Sand Dollar Beach and the Hull Canal

When I woke up this morning I hardly believed that I was on a ship. The night was so quiet and the ocean inside Magdalena Bay was so smooth that almost nobody felt any reckoning of the Sea Bird, our ship. Then, the low, profound and gentle voice of our Expedition Leader, Don Diego (alias Jim Kelly) was heard all over the ship. Those whose bodies rapidly respond to the call and went out from their cabins, had the opportunity to contemplate a magnificent sunrise; the sun, precluded by a glimpse of a green flash, was a perfect ball of fire rising up from the horizon. The quietness of the bay and its sand dunes were then painted with oblique sun rays of red, orange and pink colors.

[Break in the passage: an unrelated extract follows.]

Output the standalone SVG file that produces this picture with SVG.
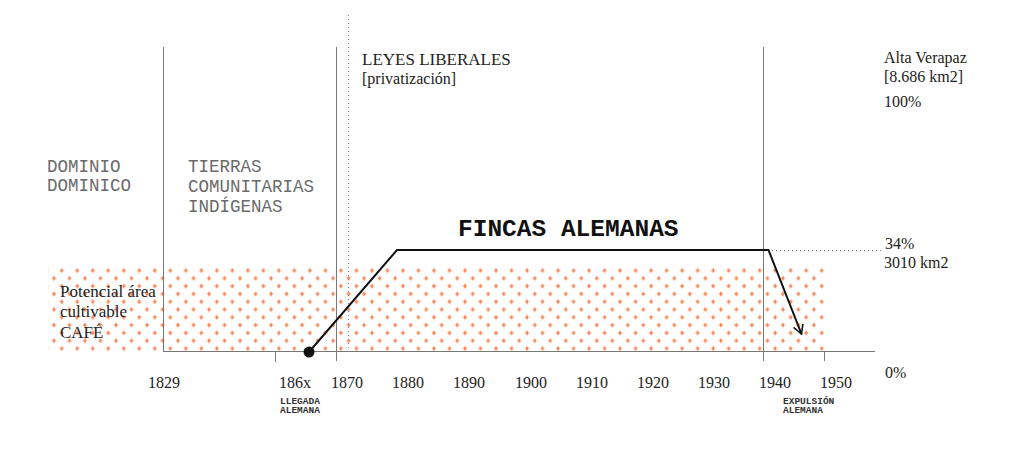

Later, we disembarked and hiked on the dunes of the long and narrow Magdalena Island. Its secrets were then unveiled: here, yellow flowers of devil’s claws and evening primroses; there, the purple of rattle weeds and sand verbenas; and everywhere, white flowers of daisies. At fifty yards away from us a black-tailed jackrabbit escaped with an elegant run, with his head completely carried up and big ears erect. When he stopped, it pretended that it was completely hidden, for it didn’t notice that our digital cameras were aimed towards it. Mangroves, other succulent salt-tolerant plants, as well as huge flocks of birds of different types, like sandpipers, willet and godwits, and golden sand dunes were seen as the various groups of guests and Naturalists progressed towards the Pacific side of the island.

In the afternoon, we navigated northbound in the so-called Hull canal to get to our night’s anchorage, close to the fishing village of Lopez Mateos. Our local pilot, Alejandro, drove the ship through the long, shallow and sinuous, officially un-navigable channel. Fortune set up for us vast numbers of birds. The double crested cormorants were in their nests occupied with the feeding of their chicks. Magnificent frigate birds were roosting atop the dry mangroves’ branches. Pelicans, thousands of pelicans, flew and plunge-dove all the time we navigated. Huge flocks of willets, sandpipers and godwits, among others, also showed up to our delight. Close to the anchoring site, we sighted our first couple of grey whale cows and calves, in slow and unworried swimming and diving. By the end of the day we felt very lucky to be right in this pristine Mexican place.